The biggest drop was Ohio State, which fell from No. 9 to No. 16. The only team that fell out of the top 16 from the first reveal is Ole Miss, which was replaced by Minnesota, which is now No. 15.
Vanderbilt, which beat Texas on Feb. 12, was the fourth No. 1 seed in the initial projections on Feb. 14. However, after losing to Georgia the following day, the Commodores fell behind the Longhorns during Sunday's reveal as those two SEC teams switched places.
"We were all viewing it the same way, in the conversation it was so close and that head-to-head tipped the scales last time," NCAA women's basketball selection committee chair Amanda Braun told The Associated Press. "The loss [to Georgia] tipped it back. The overall résumé of Texas is stronger than Vanderbilt in a few different ways."
Overall, there are seven teams from the Big Ten, five from the SEC, two from the ACC, one from the Big 12 and one from the Big East in this top 16. In addition, all four of the No. 4 seeds in each region are from the Big Ten.
"Every element we look at, the Big Ten has a lot of really good teams," Braun told The Associated Press. "We don't really know how many are going in as we are doing it one by one and then they are seven of the best 16."
The four major-conference tournaments begin this week.
The NCAA on Sunday released both the seeds and the projected regions that teams would be slotted into. The regionals this year are in Fort Worth, Texas, and Sacramento, California. The women's tournament moved to a two-region system in 2023, with two champions crowned at each site. The top 16 seeds host the first two rounds of the tournament.
"We had some conversations, obviously it's not all cut and dry, but we feel good where we landed [with the No. 1s]," Braun told the AP. "We do look at it as what has happened since last reveal and none of those [top] three lost and had pretty convincing wins against really good teams.

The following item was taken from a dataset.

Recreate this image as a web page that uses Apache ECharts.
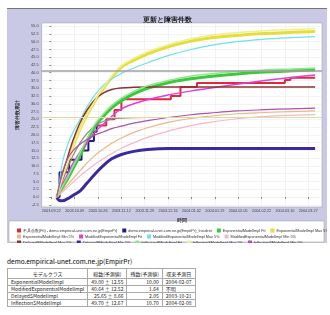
<!DOCTYPE html>
<html>
<head>
<meta charset="utf-8">
<script src="https://cdn.jsdelivr.net/npm/echarts@6/dist/echarts.min.js"></script>
<style>
  body { margin: 0; background: #fff; font-family: "Noto Sans CJK JP", "DejaVu Sans", sans-serif; }
  #chart { position: absolute; left: 7px; top: 8px; width: 320px; height: 234px; background: #c9c9e6; border-top: 1px solid #777; }
  #site { position: absolute; left: 7px; top: 256px; font-size: 6.5px; color: #000; }
  #tbl { position: absolute; left: 7px; top: 268px; border-collapse: collapse; font-size: 5px; color: #222; }
  #tbl td, #tbl th { border: 1px solid #aaa; padding: 0 3px; height: 6px; line-height: 6px; white-space: nowrap; font-weight: normal; }
  #tbl th { height: 9px; }
</style>
</head>
<body>
<div id="chart"></div>
<div id="site"></div>
<table id="tbl"></table>
<script>
// 日付 (2003.09.22 からの日数)
const xTickDays = [0, 17, 34, 51, 68, 85, 102, 119, 136, 153, 170, 187]
const xTickLabels = ['2003.09.22', '2003.10.09', '2003.10.26', '2003.11.12', '2003.11.29', '2003.12.16',
  '2004.01.02', '2004.01.19', '2004.02.05', '2004.02.22', '2004.03.10', '2004.03.27']
const yTicks = [-2.5, 0, 2.5, 5, 7.5, 10, 12.5, 15, 17.5, 20, 22.5, 25, 27.5, 30, 32.5, 35, 37.5, 40, 42.5, 45, 47.5, 50, 52.5, 55]

// モデル曲線の読み取り日
const days = [4, 6, 8, 12, 16, 21, 26, 32, 38, 44, 51, 60, 70, 85, 100, 115, 135, 155, 175, 192]

const expFit = [0, 1.5, 3, 6, 9.3, 13.5, 18, 22.9, 26, 28.7, 31, 33.2, 35, 36.8, 38, 38.8, 39.6, 40.2, 40.6, 40.9]
const expMax = [0, 3, 6, 11.5, 16.5, 22, 26.5, 31, 35, 38.5, 41.8, 44, 46, 48.3, 50, 51.2, 52, 52.6, 53, 53.3]
const expMin = [0, 1, 2, 4, 6, 8.5, 11, 13.5, 15.5, 17.3, 19, 20.8, 22.3, 24, 25.2, 26, 26.8, 27.2, 27.5, 27.7]
const modFit = [0, 2, 4, 7.5, 11, 14.5, 17.5, 21, 23.5, 26, 28.4, 30, 31.3, 32.8, 34, 35, 36.3, 37.5, 38.5, 39.3]
const modMax = [0, 5, 11, 17, 21, 25, 29, 33, 36, 38, 39.8, 41.5, 43.2, 45.5, 47.3, 48.7, 50, 50.8, 51.3, 51.6]
const modMin = [0, 0.8, 1.6, 3.2, 4.8, 6.8, 8.6, 10.6, 12.4, 14, 15.7, 17.5, 19.2, 21.2, 22.8, 24, 25.2, 25.9, 26.3, 26.5]
const delFit = [0, 2.5, 5, 9.5, 13.5, 17.5, 20.5, 23, 24.4, 25.1, 25.4, 25.55, 25.6, 25.6, 25.6, 25.6, 25.6, 25.6, 25.6, 25.6]
const delMax = [0, 3.5, 7, 13, 18.5, 24, 28, 31.5, 33.5, 34.6, 35.1, 35.3, 35.4, 35.4, 35.4, 35.4, 35.4, 35.4, 35.4, 35.4]
const delMin = [-0.2, -1.1, -1.2, -0.5, 0.6, 2, 4.5, 7.5, 10.2, 12.3, 13.7, 14.7, 15.3, 15.6, 15.6, 15.6, 15.6, 15.6, 15.6, 15.6]
const infFit = [0, 1.7, 3.3, 6.5, 10, 14.3, 18.8, 23.6, 26.8, 29.5, 31.8, 34, 35.8, 37.5, 38.8, 39.6, 40.4, 40.9, 41.2, 41.5]
const infMax = [0, 3, 6, 11.5, 16.5, 22, 26.6, 31.2, 35.3, 38.9, 42.3, 44.6, 46.7, 49, 50.8, 52, 52.9, 53.5, 53.9, 54.2]
const infMin = [0, 4, 8, 12.5, 15, 17, 18.5, 20, 21, 22, 22.8, 23.8, 24.6, 25.6, 26.4, 27, 27.7, 28.1, 28.4, 28.6]

// 実測 (累積不具合数)
const obsEarly = [[4, 0], [6, 8], [13, 12], [22, 15], [27, 18], [31, 21], [33, 23]]
const obsLate = [[33, 23], [40, 25], [46, 28], [51, 31.5], [87, 32.5], [94, 35.4], [106, 36.7], [170, 37.7], [174, 38.4], [192, 38.4]]

// 推定総数
const estimateLines = [40.64, 25.65]

// 表
const tableHead = ['モデルクラス', '総数(予測値)', '残数(予測値)', '収束予測日']
const modelNames = ['ExponentialModelImpl', 'ModifiedExponentialModelImpl', 'DelayedSModelImpl', 'InflectionSModelImpl']
const modelTotals = ['49.00 ± 12.55', '40.64 ± 12.52', '25.65 ± 8.66', '49.70 ± 12.67']
const modelRemain = ['10.00', '1.64', '2.05', '10.70']
const modelDates = ['2004-02-07', '不明', '2003-10-21', '2004-02-08']

const siteName = 'demo.empirical-unet.com.ne.jp(EmpirPr)'

document.getElementById('site').textContent = siteName
let html = '<tr>' + tableHead.map(h => '<th>' + h + '</th>').join('') + '</tr>'
modelNames.forEach((m, i) => {
  html += '<tr><td>' + m + '</td><td style="text-align:right">' + modelTotals[i] + '</td><td style="text-align:right">' +
    modelRemain[i] + '</td><td>' + modelDates[i] + '</td></tr>'
})
document.getElementById('tbl').innerHTML = html

const pairs = vals => days.map((d, i) => [d, vals[i]])

const curves = [
  { name: 'ExponentialModelImpl Fit', data: expFit, color: '#3cc83c', w: 3 },
  { name: 'ExponentialModelImpl Max 5%', data: expMax, color: '#e6dc3c', w: 3 },
  { name: 'ExponentialModelImpl Min 5%', data: expMin, color: '#e8b888', w: 1.2 },
  { name: 'ModifiedExponentialModelImpl Fit', data: modFit, color: '#e040d8', w: 1.5 },
  { name: 'ModifiedExponentialModelImpl Max 5%', data: modMax, color: '#70e0ea', w: 1.2 },
  { name: 'ModifiedExponentialModelImpl Min 5%', data: modMin, color: '#f4b8c8', w: 1.2 },
  { name: 'DelayedSModelImpl Fit', data: delFit, color: '#8a8a80', w: 1.2 },
  { name: 'DelayedSModelImpl Max 5%', data: delMax, color: '#8c3030', w: 1.5 },
  { name: 'DelayedSModelImpl Min 5%', data: delMin, color: '#3a2aa0', w: 3 },
  { name: 'InflectionSModelImpl Fit', data: infFit, color: '#8ee88a', w: 1.5 },
  { name: 'InflectionSModelImpl Max 5%', data: infMax, color: '#eef08a', w: 1.5 },
  { name: 'InflectionSModelImpl Min 5%', data: infMin, color: '#b050a8', w: 1.2 },
]

const series = curves.map(c => ({
  name: c.name,
  type: 'line',
  data: pairs(c.data),
  smooth: 0.4,
  showSymbol: false,
  color: c.color,
  lineStyle: { width: c.w, color: c.color },
}))

series.unshift({
  name: 'demo.empirical-unet.com.ne.jp(EmpirPr)_Incident',
  type: 'line',
  step: 'end',
  data: obsEarly,
  showSymbol: false,
  color: '#1c1c8a',
  lineStyle: { width: 2 },
})
series.unshift({
  name: '不具合数(Fit) - demo.empirical-unet.com.ne.jp(EmpirPr)',
  type: 'line',
  step: 'end',
  data: obsLate,
  showSymbol: false,
  color: '#e0283c',
  lineStyle: { width: 2 },
  markLine: {
    silent: true,
    symbol: 'none',
    label: { show: false },
    data: estimateLines.map((v, i) => ({
      yAxis: v,
      lineStyle: { color: i === 0 ? '#a0a0a0' : '#e0d8a0', width: i === 0 ? 1.5 : 1, type: 'solid' }
    }))
  }
})

const names = series.map(s => s.name)
const legendRow = (list, top) => ({
  data: list,
  left: 5,
  top: top,
  width: 318,
  icon: 'rect',
  itemWidth: 4,
  itemHeight: 4,
  itemGap: 5,
  textStyle: { fontSize: 3.8, color: '#333', padding: [0, 0, 0, -3] },
  selectedMode: false,
})

const myChart = echarts.init(document.getElementById('chart'))
myChart.setOption({
  animation: false,
  title: {
    text: '更新と障害件数',
    left: 'center',
    top: 3,
    textStyle: { fontSize: 6.5, fontWeight: 'bold', color: '#222' },
  },
  graphic: [{
    type: 'rect',
    shape: { x: 2, y: 212, width: 315, height: 21 },
    style: { fill: '#fff', stroke: '#999', lineWidth: 0.5 },
    z: 0,
  }],
  legend: [
    legendRow(names.slice(0, 4), 214.5),
    legendRow(names.slice(4, 9), 220.5),
    legendRow(names.slice(9), 226.5),
  ],
  grid: {
    left: 20, top: 14, right: 5, bottom: 36,
    show: true, backgroundColor: '#fff', borderColor: '#999', borderWidth: 0.5,
  },
  xAxis: {
    type: 'value',
    min: -7,
    max: 197,
    name: '時間',
    nameLocation: 'middle',
    nameGap: 7,
    nameTextStyle: { fontSize: 4.5, color: '#333', fontWeight: 'bold' },
    axisLine: { show: false },
    axisTick: { show: true, customValues: xTickDays, length: 2, lineStyle: { color: '#888' } },
    axisLabel: {
      customValues: xTickDays,
      fontSize: 3.8,
      color: '#444',
      margin: 2,
      formatter: v => xTickLabels[xTickDays.indexOf(v)],
    },
    splitLine: { show: true, lineStyle: { color: '#e6e6e6', width: 0.5 } },
  },
  yAxis: {
    type: 'value',
    min: -3.2,
    max: 56,
    name: '障害件数累計',
    nameLocation: 'middle',
    nameRotate: 90,
    nameGap: 13,
    nameTextStyle: { fontSize: 4.5, color: '#333', fontWeight: 'bold' },
    axisLine: { show: false },
    axisTick: { show: true, customValues: yTicks, length: 2, lineStyle: { color: '#888' } },
    axisLabel: {
      customValues: yTicks,
      fontSize: 4,
      color: '#444',
      margin: 3,
      formatter: v => v.toFixed(1),
    },
    splitLine: { show: true, lineStyle: { color: '#e6e6e6', width: 0.5 } },
  },
  series: series,
})
</script>
</body>
</html>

"Things can still happen in the next two weeks."
Defending national champion UConn (30-0), the overall No. 1 seed and the only unbeaten team in Division I women's hoops, is projected into the Fort Worth 1 regional, along with LSU (No. 7 seed overall), Louisville (No. 9) and Maryland (No. 13.)
UConn is seeking the program's seventh perfect season and 13th national championship.
In the Sacramento 2 regional are UCLA (No. 2 overall), Vanderbilt (No. 5), Duke, (No. 10) and Ohio State (No. 16).
The Fort Worth 3 regional is led by No. 3 overall seed South Carolina, along with Michigan (No. 8), TCU (No. 11) and Minnesota (No. 15).
In the Sacramento 4 regional, Texas is the No. 4 overall seed and joined by Iowa (No. 6), Oklahoma (No. 12) and Michigan State (No. 14).
The NCAA will release the actual top 16 seeds in alphabetical order on March 14 as a teaser toward the full bracket release on the NCAA tournament selection show on March 15 (8 p.m. ET, ESPN).
The First Four games are March 18-19, with first- and second-round games taking place March 20-23. Those will be followed by the Sweet 16 on March 27-28 and the Elite Eight on March 29-30.
The women's Final Four will be held at Mortgage Matchup Center in Phoenix, with semifinal games on April 3 and the national championship game on April 5.
All women's NCAA tournament games are on ABC/ESPN networks.